Кто тогда взвалил на себя все невозможные хлопоты, кто собирал документы, добывал гроб, кто помог перевезти его через всю страну — кто? Лидочка так и не узнала. На похороны ее не взяли, и она — под присмотром молчаливой, оснащенной вязальными спицами соседки — осталась дома и степенно играла со своими куклами. Куклы варили суп и ходили в гости, а гэдээровская Леля с золотыми скрипучими волосами даже вышла замуж за зайца. Она была ростом чуть поменьше самой Лидочки, эта Леля, так что мамочка даже перешила ей одно из Лидочкиных платьев — белое, праздничное, с ужасным ожогом на груди от неосторожного утюга. Мамочка спрятала ожог под большим бантом и теперь бело-шелковая Леля была просто обречена на вечные матримониальные устремления. Кем ты работаешь, Леля? Я? Невестой!

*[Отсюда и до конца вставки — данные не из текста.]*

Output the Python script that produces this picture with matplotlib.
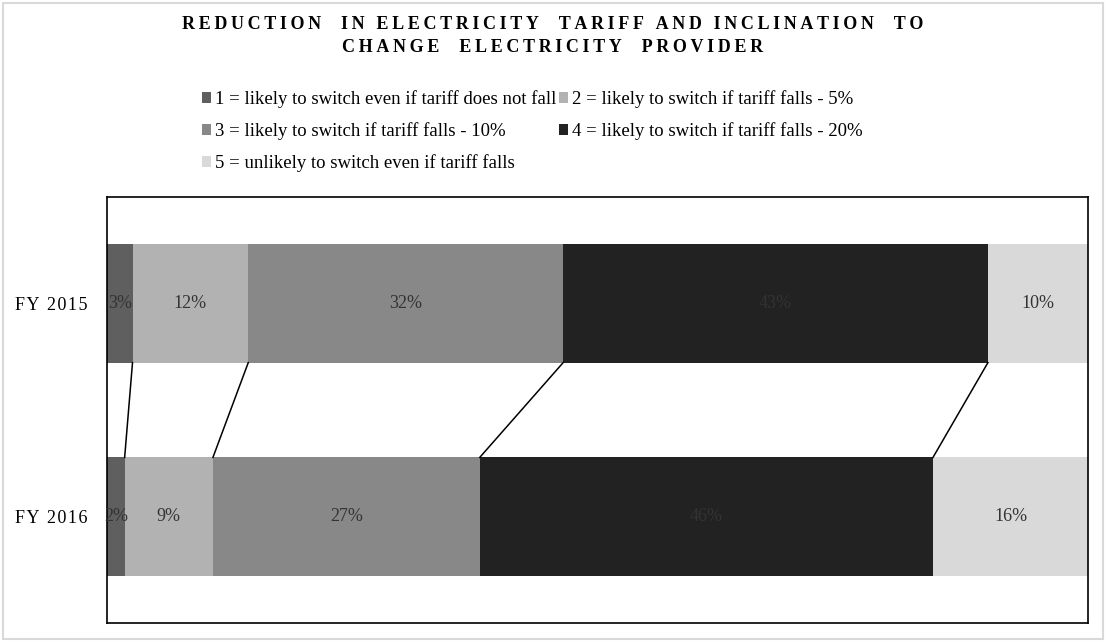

Когда зазвенел дверной звонок, Лидочка как раз соображала, кого назначить Леле и зайцу в ребеночки — лупоглазого щенка или пластмассового Гурвинека, у которого двигались ручки. Соседка в четыре приема (снять очки, положить очки, уронить клубок, потереть поясницу) попыталась извлечь себя из кресла, но Лидочка уже неслась в прихожую, подпрыгивая от счастья — мамочка, это мамочка пришла, я знаю! Соседка наконец-то вырвалась из мебельного плена и украдкой перекрестилась. За дверью стояла женщина — Лидочке совершенно незнакомая — в платье невероятного, тревожного, ночного цвета. Она была очень красивая — очень, куда там стюардессе. Почти такая же красивая, как мамочка. Только губы чересчур красные. Женщина не глядя отодвинула Лидочку в сторону, словно небольшой и не слишком ценный предмет, и вошла в дом.

— А где мама? — спросила Лидочка и заранее растянула рот, чтобы половчее зареветь.

— Умерла, — очень спокойно ответила женщина, и соседка еще раз перекрестилась.

— А папа? — что такое «умерла» Лидочка не знала, но рев на всякий случай отменила.